15. Hoewel derhalve grief II gedeeltelijk gegrond is, leidt dat toch niet tot een ander resultaat. Hetzelfde geldt voor grief III. Weliswaar niet omdat [appellant 1] gebonden is aan de ODA-vaststellings-overeenkomst, maar niettemin, omdat hij en [appellant 2] gebonden zijn aan de in deze zaak aan de orde zijnde WCAM-overeenkomst, kan het verweer van [appellant 1] en [appellant 2] met betrekking tot de wijze van totstandkoming en de uitvoering van de lease-overeenkomst in deze zaak geen rol meer spelen.
16. Grief IV komt op tegen de beslissing in het vonnis over de nevenvordering inzake buitengerechtelijke kosten. De grief vraagt aandacht voor het verweer van [appellant 1] en [appellant 2] dat brieven die aan [appellant 1] zijn geschreven, niet anders zijn dan een herhaling en dat het ging om standaardbrieven die en masse aan cliënten van Dexia werden geschreven. Met dit verweer is de deugdelijk gemotiveerde stelling van Varde op dit punt echter niet voldoende betwist. Al in de eerste aanleg heeft Varde de in haar opdracht door haar incasso-gemachtigde EDR verrichte werkzaamheden meer in detail beschreven en daarbij naast de verzending van de brieven aan [appellant 1] (welke brieven ook in het geding zijn gebracht) ook het telefonisch benaderen van [appellant 1] genoemd.
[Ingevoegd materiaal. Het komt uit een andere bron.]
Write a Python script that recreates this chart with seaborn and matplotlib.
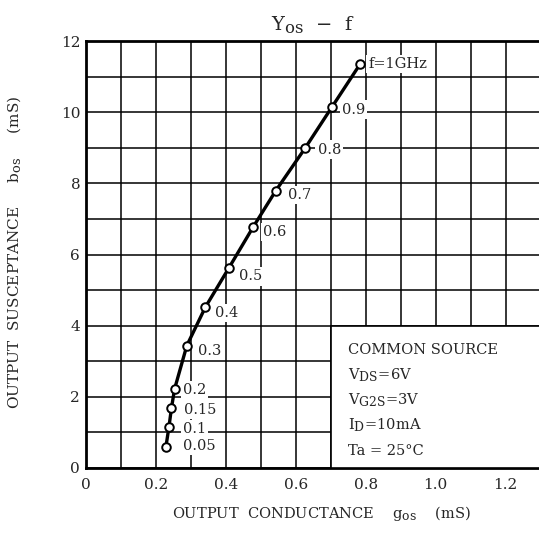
import numpy as np
import pandas as pd
import seaborn as sns
import matplotlib.pyplot as plt
import matplotlib._mathtext as mathtext_mod
from matplotlib.patches import Rectangle

# values
freq_labels = ["f=1GHz", "0.9", "0.8", "0.7", "0.6", "0.5", "0.4", "0.3", "0.2", "0.15", "0.1", "0.05"]
g_os = [0.784, 0.704, 0.627, 0.543, 0.479, 0.409, 0.342, 0.289, 0.254, 0.245, 0.238, 0.229]
b_os = [11.35, 10.15, 8.99, 7.79, 6.78, 5.62, 4.52, 3.44, 2.22, 1.68, 1.16, 0.58]
conditions = ["COMMON SOURCE", r"V$_{DS}$=6V", r"V$_{G2S}$=3V",
              r"I$_{D}$=10mA", "Ta = 25°C"]

# label offsets in points (dx, dy), only for placement
label_offsets = [(6, 0), (7, -2), (9, -1), (9, -3), (7, -4), (7, -6), (7, -4), (8, -4),
                 (6, -1), (9, -1), (10, -2), (12, 1)]

df = pd.DataFrame({"f": freq_labels, "g": g_os, "b": b_os})

# subscripts in the original are printed almost full size
mathtext_mod.SHRINK_FACTOR = 0.85

sns.set_style("white")
plt.rcParams["font.family"] = ["DejaVu Serif"]
plt.rcParams["mathtext.default"] = "regular"
plt.rcParams["mathtext.fontset"] = "dejavuserif"

fig = plt.figure(figsize=(5.39, 5.33), dpi=100)
ax = fig.add_axes([0.159, 0.122, 0.844, 0.801])

sns.lineplot(data=df, x="g", y="b", sort=False, color="black", lw=2.4, ax=ax, zorder=4)
sns.scatterplot(data=df, x="g", y="b", color="white", edgecolor="black", linewidth=1.4,
                s=38, ax=ax, zorder=5)

for (lab, gx, by), (dx, dy) in zip(zip(freq_labels, g_os, b_os), label_offsets):
    ax.annotate(lab, (gx, by), xytext=(dx, dy), textcoords="offset points",
                ha="left", va="center", fontsize=10.5, zorder=6,
                bbox=dict(boxstyle="square,pad=0.15", fc="white", ec="none"))

# condition box
ax.add_patch(Rectangle((0.7, 0), 0.6, 4, facecolor="white", edgecolor="black", lw=1.2, zorder=3))
for i, line in enumerate(conditions):
    ax.text(0.749, 3.2 - i * 0.71, line, fontsize=10.5, va="baseline", ha="left", zorder=6)

ax.set_xlim(0, 1.3)
ax.set_ylim(0, 12)
ax.set_xticks(np.arange(0, 1.21, 0.2))
ax.set_xticklabels(["0", "0.2", "0.4", "0.6", "0.8", "1.0", "1.2"])
ax.set_yticks(np.arange(0, 13, 2))
ax.set_xticks(np.arange(0, 1.31, 0.1), minor=True)
ax.set_yticks(np.arange(0, 13, 1), minor=True)
ax.grid(which="both", color="black", lw=1.1)
ax.tick_params(which="both", length=0, labelsize=11)
ax.tick_params(axis="x", pad=7)
ax.tick_params(axis="y", pad=4)
for sp in ax.spines.values():
    sp.set_color("black")
    sp.set_linewidth(2)

ax.set_title(r"Y$_{os}$  −  f", fontsize=14, pad=8)
ax.set_xlabel(r"OUTPUT  CONDUCTANCE    g$_{os}$    (mS)", fontsize=10.5)
ax.set_ylabel(r"OUTPUT  SUSCEPTANCE     b$_{os}$     (mS)", fontsize=11)
ax.xaxis.set_label_coords(0.519, -0.085)
ax.yaxis.set_label_coords(-0.138, 0.506)

fig.savefig("out.png", dpi=100)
Dat de onderscheidene werkzaamheden zijn verricht, is niet bestreden. [appellant 1] en [appellant 2] leggen onvoldoende uit waarom die werkzaamheden niet grotendeels kosten zijn als bedoeld in artikel 6:96, tweede lid onder c, BW. De grief kan dan geen doel treffen.
17. Gelet op hetgeen hierboven (onder 2b) is vastgesteld, behoeft grief V geen bespreking meer. Verdere bespreking van de grieven is overbodig. Niet blijkt van grond voor vernietiging van het bestreden vonnis, zodat dit moet worden bekrachtigd. Bij deze uitkomst hebben [appellant 1] en [appellant 2] de gedingkosten in hoger beroep te dragen. Beslist moet worden als hierna te doen.
Beslissing
Het hof:
bekrachtigt het vonnis waarvan beroep;
verwijst [appellant 1] en [appellant 2] hoofdelijk in de kosten van dit hoger beroep en begroot die kosten, voor zover tot heden aan de kant van Varde gevallen, op € 649,= aan vast recht en € 632,= aan advocaatssalaris;
verklaart deze veroordeling uitvoerbaar bij voorraad.
Dit arrest is gewezen door mrs. E.J. van Sandick, R.F. Groos en D. den Hertog en is uitgesproken ter openbare terechtzitting van 15 januari 2013 in aanwezigheid van de griffier.